The closest legislation that does come close to identifying and fixing the problem of pollution in water is the 1977 Act of The Water (Prevention and Control of Pollution) Cess.

International picture of water as a ‘right’

The United Nations Water Conference in 1977 was the first formal international step taken towards the formulation of water as a right. Before that, it was an unsaid part of the right to basic amenities reflected in different treaties, conventions, and agreements. In the terms of water as a right, the court of South Africa has laid down some of the major decisions, it has tried to explain the meaning of the right to water and interpreted it in a more diverse way. The first interpretation that it mentions is that the right to water must include the right to be physically in reach to water sources. The second extends the physical reach to monetary too. The state should provide economic access to people who are in the physical range of water sources. The third part of the meaning of this right is that access to water should be ever-present, no exceptions should be allowed against any sort of undue infringement.
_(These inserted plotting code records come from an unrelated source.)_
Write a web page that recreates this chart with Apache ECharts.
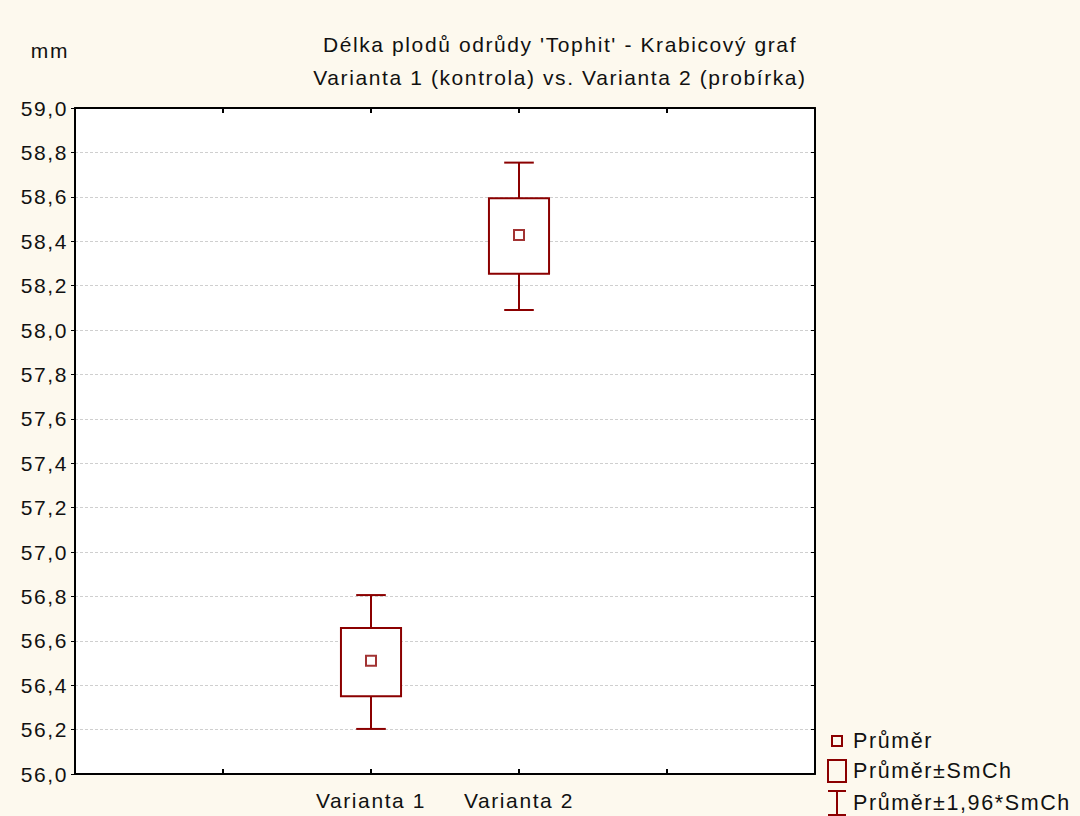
<!DOCTYPE html>
<html>
<head>
<meta charset="utf-8">
<script src="https://cdn.jsdelivr.net/npm/echarts@6/dist/echarts.min.js"></script>
<style>
  html, body { margin: 0; padding: 0; background: #FDF9EE; }
  #chart { width: 1080px; height: 816px; }
  #chart svg text { letter-spacing: 1.6px; }
</style>
</head>
<body>
<div id="chart"></div>
<script>
// ---- data ----
var categories = ['Varianta 1', 'Varianta 2'];
var categoryPos = [2, 3];
var means = [56.51, 58.428];
var seLow = [56.350, 58.253];
var seHigh = [56.658, 58.593];
var ciLow = [56.203, 58.090];
var ciHigh = [56.806, 58.754];
var titleLines = ["Délka plodů odrůdy 'Tophit' - Krabicový graf", "Varianta 1 (kontrola) vs. Varianta 2 (probírka)"];
var legendNames = ['Průměr', 'Průměr±SmCh', 'Průměr±1,96*SmCh'];
var yUnit = 'mm';

var RED = '#8B0000';
var FONT = 'Liberation Sans, Arial, sans-serif';

var meanData = categoryPos.map(function (x, i) { return [x, means[i]]; });
var boxData = categoryPos.map(function (x, i) { return [x, seLow[i], seHigh[i]]; });
var whiskerData = categoryPos.map(function (x, i) { return [x, ciLow[i], ciHigh[i]]; });

function labelFor(v) {
  var idx = categoryPos.indexOf(Math.round(v));
  return (idx >= 0 && Math.abs(v - categoryPos[idx]) < 1e-6) ? categories[idx] : '';
}

var chart = echarts.init(document.getElementById('chart'), null, { renderer: 'svg' });

var legendX = 828, legendY = [741, 771, 803];

var option = {
  backgroundColor: '#FDF9EE',
  animation: false,
  textStyle: { fontFamily: FONT },
  title: {
    text: titleLines.join('\n'),
    left: 555,
    top: 23,
    textAlign: 'center',
    textStyle: { fontFamily: FONT, fontSize: 21, fontWeight: 'normal', color: '#111', lineHeight: 33 }
  },
  grid: {
    left: 75, right: 265, top: 108, bottom: 42,
    show: true, backgroundColor: '#ffffff', borderColor: '#000', borderWidth: 0
  },
  xAxis: [{
    type: 'value', min: 0, max: 5, interval: 1, position: 'bottom',
    axisLine: { show: true, onZero: false, lineStyle: { color: '#000', width: 2 } },
    axisTick: { show: true, inside: true, length: 5, lineStyle: { color: '#000', width: 2 } },
    splitLine: { show: false },
    axisLabel: { formatter: labelFor, fontSize: 21, color: '#111', fontFamily: FONT, margin: 16, showMinLabel: false, showMaxLabel: false }
  }, {
    type: 'value', min: 0, max: 5, interval: 1, position: 'top',
    axisLine: { show: true, onZero: false, lineStyle: { color: '#000', width: 2 } },
    axisTick: { show: true, inside: true, length: 5, lineStyle: { color: '#000', width: 2 } },
    splitLine: { show: false },
    axisLabel: { show: false }
  }],
  yAxis: [{
    type: 'value', min: 56, max: 59, interval: 0.2, position: 'left',
    name: yUnit,
    nameLocation: 'end',
    nameGap: 58,
    nameTextStyle: { fontSize: 21, color: '#111', fontFamily: FONT, align: 'right', verticalAlign: 'middle', padding: [0, 6, 0, 0] },
    axisLine: { show: true, onZero: false, lineStyle: { color: '#000', width: 2 } },
    axisTick: { show: true, inside: false, length: 4, lineStyle: { color: '#000', width: 1 } },
    splitLine: { show: true, lineStyle: { color: '#cfcfcf', type: [3, 2], width: 1 } },
    axisLabel: {
      fontSize: 21, color: '#111', fontFamily: FONT, margin: 7,
      formatter: function (v) { return v.toFixed(1).replace('.', ','); }
    }
  }, {
    type: 'value', min: 56, max: 59, interval: 0.2, position: 'right',
    axisLine: { show: true, onZero: false, lineStyle: { color: '#000', width: 2 } },
    axisTick: { show: true, inside: true, length: 4, lineStyle: { color: '#000', width: 1 } },
    splitLine: { show: false },
    axisLabel: { show: false }
  }],
  series: [{
    name: legendNames[2],
    type: 'custom',
    xAxisIndex: 0, yAxisIndex: 0,
    data: whiskerData,
    z: 2,
    renderItem: function (params, api) {
      var x = api.value(0);
      var lo = api.coord([x, api.value(1)]);
      var hi = api.coord([x, api.value(2)]);
      var half = api.size([1, 0])[0] * 0.1;
      return {
        type: 'group',
        children: [
          { type: 'line', shape: { x1: lo[0], y1: lo[1], x2: hi[0], y2: hi[1] }, style: { stroke: RED, lineWidth: 2 } },
          { type: 'line', shape: { x1: lo[0] - half, y1: lo[1], x2: lo[0] + half, y2: lo[1] }, style: { stroke: RED, lineWidth: 2 } },
          { type: 'line', shape: { x1: hi[0] - half, y1: hi[1], x2: hi[0] + half, y2: hi[1] }, style: { stroke: RED, lineWidth: 2 } }
        ]
      };
    }
  }, {
    name: legendNames[1],
    type: 'custom',
    xAxisIndex: 0, yAxisIndex: 0,
    data: boxData,
    z: 3,
    renderItem: function (params, api) {
      var x = api.value(0);
      var lo = api.coord([x, api.value(1)]);
      var hi = api.coord([x, api.value(2)]);
      var half = api.size([1, 0])[0] * 0.203;
      return {
        type: 'rect',
        shape: { x: lo[0] - half, y: hi[1], width: half * 2, height: lo[1] - hi[1] },
        style: { fill: '#ffffff', stroke: RED, lineWidth: 2 }
      };
    }
  }, {
    name: legendNames[0],
    type: 'scatter',
    xAxisIndex: 0, yAxisIndex: 0,
    data: meanData,
    z: 4,
    symbol: 'rect',
    symbolSize: 10,
    itemStyle: { color: '#ffffff', borderColor: RED, borderWidth: 2 }
  }],
  graphic: [
    { type: 'rect', shape: { x: legendX + 4, y: legendY[0] - 5, width: 10, height: 10 }, style: { fill: 'none', stroke: RED, lineWidth: 2 } },
    { type: 'text', x: legendX + 25, y: legendY[0], style: { text: legendNames[0], font: '21.5px ' + FONT, fill: '#111', textVerticalAlign: 'middle' } },
    { type: 'rect', shape: { x: legendX, y: legendY[1] - 11, width: 18, height: 22 }, style: { fill: 'none', stroke: RED, lineWidth: 2 } },
    { type: 'text', x: legendX + 25, y: legendY[1], style: { text: legendNames[1], font: '21.5px ' + FONT, fill: '#111', textVerticalAlign: 'middle' } },
    { type: 'polyline', shape: { points: [[legendX, legendY[2] - 12], [legendX + 18, legendY[2] - 12]] }, style: { stroke: RED, lineWidth: 2 } },
    { type: 'polyline', shape: { points: [[legendX + 9, legendY[2] - 12], [legendX + 9, legendY[2] + 12]] }, style: { stroke: RED, lineWidth: 2 } },
    { type: 'polyline', shape: { points: [[legendX, legendY[2] + 12], [legendX + 18, legendY[2] + 12]] }, style: { stroke: RED, lineWidth: 2 } },
    { type: 'text', x: legendX + 25, y: legendY[2], style: { text: legendNames[2], font: '21.5px ' + FONT, fill: '#111', textVerticalAlign: 'middle' } }
  ]
};

chart.setOption(option);
</script>
</body>
</html>
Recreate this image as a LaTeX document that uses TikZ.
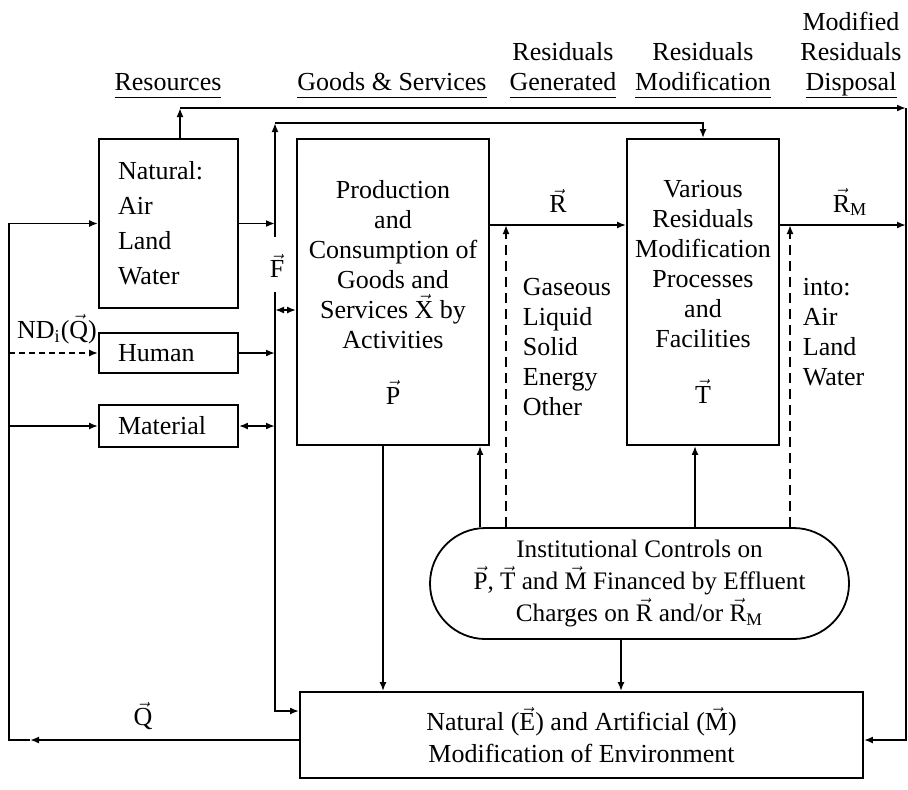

One of the important cases was Manqele v Durban Transitional Metropolitan Council Durban High Court, 2002 (6) SA 423 (D) of South Africa, which declared that cutting someone’s supply of water is an infringement of their right and is ultra vires to the constitution.

The recent developments

The right to water in India is protected by the laws as a negative right, which means it is our right to complain against the pollution of water sources, but there is no direct access to the right to clean water sources. Bandhua Mukti Morcha v. Union of IndiaAIR 1984 SC 802 has been fundamental to ensure that the right to clean water makes up for the right to a healthy environment.

Narmada Bachao Andolan v. Union of India (2000) 10 SCC 664 is a case where the supreme court has from time to time ruled the importance of water and has included it in right to life. Through such cases, the supreme court has also identified the ‘polluter pays’ and ‘precautionary’ principles. These principles help in giving out some sort of compensation to the people who have been affected by the pollutive ways of others. There has also been an attempt to create deterrence by adding a legal dimension to the access of water an apt example of this was seen in the case of Vellore Citizens’ Welfare Forum v. Union of India(1996) 5 SCC 647.

Challenges in right to water

Some more challenges that exist and continue to hinder the implementation of the right to water is the first and foremost, dealing with the dual problem of availability of water and poverty in some sections of society, this is crucial as even the access to water infrastructures get cut because of being economically handicapped. The second challenge is that of the cost that is borne by the government to ensure the availability of water free of cost. In relation to the first challenge, many states had started the system to get free water to the poor people, but this created another problem that became a hindrance for the implementation of this right.


When it comes to social rights such as the right to water, the right becomes a very vulnerable territory since they do not exist in one sphere of law but in fact, they find themselves to be stretched upon various political issues and public policies. The right cannot exist independently due to its co-dependency on resources, water distribution and quality will foremost come down to the fact whether we have that ample amount of water or not. The first thing that has to be taken into account is how many resources are there and then how they can be allocated uniformly. Geography, population, and diversity will always affect the enforcement of this right.